Именно по отмеченной Крыловым причине после издания «Свода законов» изучение римского права в России не прекратилось, а приняло ещё больший размах. Со второй трети XIX века положение в данной отрасли юридических наук существенно изменилось. Русские цивилисты отошли от копирования работ своих западных коллег в области римского права и начали исследовать его самостоятельно, основываясь непосредственно на первоисточниках. В результате уже в середине XIX века в российском правоведении появился ряд идей и концепций, которые не были повторением сказанного в Европе.

Например, К. А. Неволин, обращаясь к истории римского права, выделял в ней три системы, каждая из которых соответствовала одному из трёх периодов истории государства Древнего Рима[27]. Рассматривая историю римского права в качестве единого процесса, данный учёный рассматривал эти правовые системы как развивающиеся одна из другой: из первой — вторая, из второй — третья. Интересно отметить, что систематизация римского права, разработанная впоследствии знаменитым немецким правоведом Р. Иерингом, во многом сходна с только что идеей К. А. Неволина. Безусловно, что совпадение здесь случайное — вряд ли Иеринг читал труды Неволина, но остаётся фактом, что в российской юриспруденции эта плодотворная идея появилась раньше, чем в западноевропейской.
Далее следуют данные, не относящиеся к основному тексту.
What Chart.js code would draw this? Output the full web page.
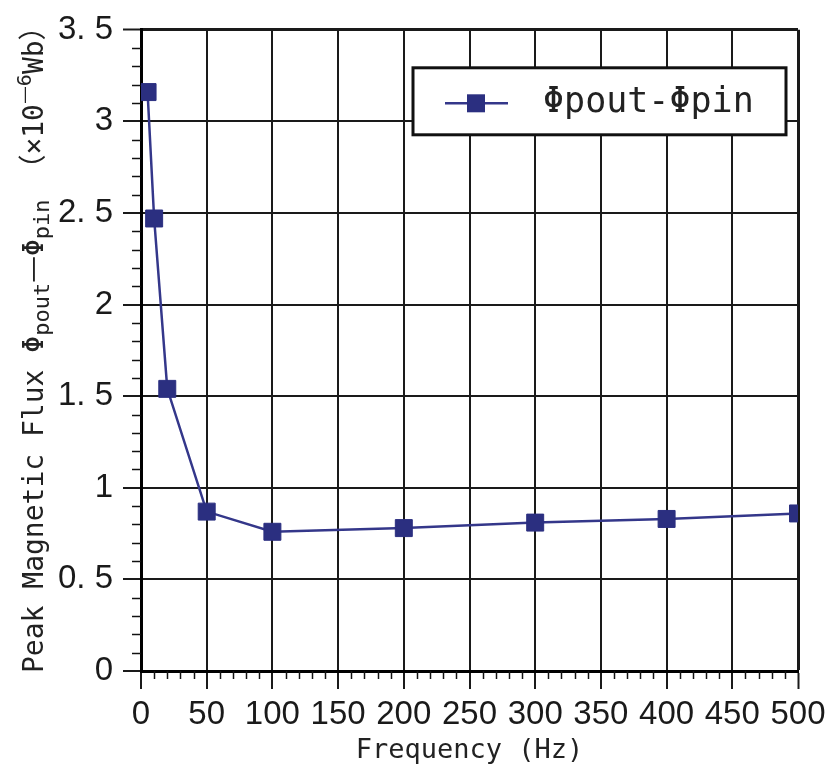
<!DOCTYPE html>
<html>
<head>
<meta charset="utf-8">
<script src="https://cdn.jsdelivr.net/npm/chart.js@4.4.1/dist/chart.umd.min.js"></script>
<style>
  html, body { margin: 0; padding: 0; background: #fff; }
  #wrap { width: 834px; height: 778px; }
</style>
</head>
<body>
<div id="wrap"><canvas id="fluxChart" width="834" height="778"></canvas></div>
<script>
// frequency (Hz) and peak flux difference (x10^-6 Wb)
var freqHz = [5, 10, 20, 50, 100, 200, 300, 400, 500];
var fluxDiff = [3.16, 2.47, 1.54, 0.87, 0.76, 0.78, 0.81, 0.83, 0.86];
var seriesName = "Φpout-Φpin";
var xTitle = "Frequency (Hz)";

var tickFont = "'Liberation Sans Narrow', 'Arial Narrow', 'Liberation Sans', sans-serif";
var monoFont = "'DejaVu Sans Mono', monospace";
var cjkFont = "'Noto Sans CJK JP', 'DejaVu Sans Mono', monospace";
var lineColor = "#34378a";
var markColor = "#2b2f80";

// minor ticks, y title with sub/superscripts, legend box
var extras = {
  id: "extras",
  afterDraw: function (chart) {
    var ctx = chart.ctx;
    var area = chart.chartArea;
    var x = chart.scales.x, y = chart.scales.y;
    ctx.save();
    ctx.strokeStyle = "#111";
    ctx.lineWidth = 1.5;
    for (var i = 1; i < 35; i++) {
      if (i % 5 == 0) continue;
      var py = Math.round(y.getPixelForValue(i / 10)) + 0.5;
      ctx.beginPath();
      ctx.moveTo(area.left - 9, py);
      ctx.lineTo(area.left, py);
      ctx.stroke();
    }
    for (var j = 1; j < 50; j++) {
      if (j % 5 == 0) continue;
      var px = Math.round(x.getPixelForValue(j * 10)) + 0.5;
      ctx.beginPath();
      ctx.moveTo(px, area.bottom);
      ctx.lineTo(px, area.bottom + 8);
      ctx.stroke();
    }

    // y axis title, reads bottom to top
    var parts = [
      { t: "Peak Magnetic Flux ", s: 28, dy: 0 },
      { t: "Φ", s: 28, dy: 0 },
      { t: "pout", s: 22, dy: 6 },
      { t: "—", s: 30, dy: -1, cjk: true },
      { t: "Φ", s: 28, dy: 0 },
      { t: "pin", s: 22, dy: 6 },
      { t: " ", s: 28, dy: 0 },
      { t: "（", s: 28, dy: 0, cjk: true },
      { t: "×10", s: 28, dy: 0 },
      { t: "—", s: 20, dy: -12, cjk: true },
      { t: "6", s: 20, dy: -12 },
      { t: "Wb", s: 28, dy: 0 },
      { t: "）", s: 28, dy: 0, cjk: true }
    ];
    ctx.translate(43, area.bottom + 2);
    ctx.rotate(-Math.PI / 2);
    ctx.fillStyle = "#222";
    ctx.textBaseline = "alphabetic";
    var cx = 0;
    parts.forEach(function (p) {
      ctx.font = p.s + "px " + (p.cjk ? cjkFont : monoFont);
      ctx.fillText(p.t, cx, p.dy);
      cx += ctx.measureText(p.t).width;
    });
    ctx.restore();

    // legend
    var ds = chart.data.datasets[0];
    var bx = area.left + 272, by = area.top + 38, bw = 373, bh = 67;
    ctx.save();
    ctx.fillStyle = "#fff";
    ctx.fillRect(bx, by, bw, bh);
    ctx.strokeStyle = "#111";
    ctx.lineWidth = 3;
    ctx.strokeRect(bx, by, bw, bh);
    var ly = by + bh / 2 + 2;
    ctx.strokeStyle = ds.borderColor;
    ctx.lineWidth = 2.5;
    ctx.beginPath();
    ctx.moveTo(bx + 32, ly);
    ctx.lineTo(bx + 95, ly);
    ctx.stroke();
    ctx.fillStyle = ds.pointBackgroundColor;
    ctx.fillRect(bx + 54, ly - 9, 18, 18);
    ctx.fillStyle = "#222";
    ctx.font = "35px " + monoFont;
    ctx.textBaseline = "middle";
    ctx.fillText(ds.label, bx + 130, ly);
    ctx.restore();
  }
};

new Chart("fluxChart", {
  type: "line",
  data: {
    datasets: [{
      label: seriesName,
      data: freqHz.map(function (f, i) { return { x: f, y: fluxDiff[i] }; }),
      borderColor: lineColor,
      borderWidth: 2.5,
      pointStyle: "rect",
      pointRadius: 12,
      pointBackgroundColor: markColor,
      pointBorderColor: markColor,
      pointBorderWidth: 1,
      tension: 0
    }]
  },
  options: {
    responsive: false,
    animation: false,
    layout: { padding: { top: 25, right: 36, left: 0, bottom: 0 } },
    plugins: {
      legend: { display: false },
      tooltip: { enabled: false }
    },
    scales: {
      x: {
        type: "linear",
        min: 0,
        max: 500,
        afterFit: function (s) { s.height = 107; },
        ticks: {
          stepSize: 50,
          padding: 6,
          color: "#1a1a1a",
          maxRotation: 0,
          font: { family: tickFont, size: 33 }
        },
        grid: {
          color: "#1a1a1a",
          lineWidth: function (c) { return c.tick && c.tick.value == 500 ? 3 : 2; },
          tickLength: 18,
          tickColor: "#1a1a1a",
          tickWidth: 2
        },
        border: { color: "#000", width: 3 },
        title: {
          display: true,
          text: xTitle,
          color: "#222",
          font: { family: monoFont, size: 27 },
          padding: { top: 0, bottom: 11 }
        }
      },
      y: {
        min: 0,
        max: 3.5,
        afterFit: function (s) { s.width = 141; },
        ticks: {
          stepSize: 0.5,
          padding: 10,
          color: "#1a1a1a",
          font: { family: tickFont, size: 33 },
          callback: function (v) {
            return Number.isInteger(v) ? String(v) : v.toFixed(1).replace(".", ". ");
          }
        },
        grid: {
          color: "#1a1a1a",
          lineWidth: function (c) { return c.tick && c.tick.value == 3.5 ? 3 : 2; },
          tickLength: 18,
          tickColor: "#1a1a1a",
          tickWidth: 2
        },
        border: { color: "#000", width: 3 }
      }
    }
  },
  plugins: [extras]
});
</script>
</body>
</html>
Несмотря на то, что многие правоведы ещё находились тогда под влиянием западноевропейских учёных и нередко просто пересказывали их труды. Однако в целом необходимо отметить, что русские юристы изучали римское право совершенно иначе, нежели их зарубежные коллеги. Даже самые лучшие работы немецких и французских юристов страдали в методологическом отношении известной односторонностью, выражавшейся в том, что в каждом труде римское право исследовалось лишь одним определённым методом: эмпирическим, или, как его называл П. Г. Редкин, «антикварным, микроскопическим, собирающим очищенные критикой факты, не влагая в них живой души», частноисторическим, который «не видит в римском праве одного из моментов, особенно важного, всемирно-исторического развития права» либо критическим, при котором ставится целью показать лишь то, что из римского права должно остаться в современном праве. В отличие от этого в трудах русских правоведов римское право рассматривалось всесторонне, с разнообразных методологических позиций. Отечественные юристы не были стеснены в изучении римского права «никакими побочными для науки целями, никакими практическими потребностями и никакими односторонними теоретическими соображениями, связывающими на Западе даже юристов тех стран, где римское право не было введено в практическое употребление как закон».

Развитие самостоятельной правовой науки в Российской империи происходило прежде всего благодаря государственной власти. Именно самодержавие было инициатором и руководителем тех преобразований, которые совершались в юридической сфере жизни русского общества в XVIII веке и ознаменовали собой возникновение в России настоящего теоретического правоведения.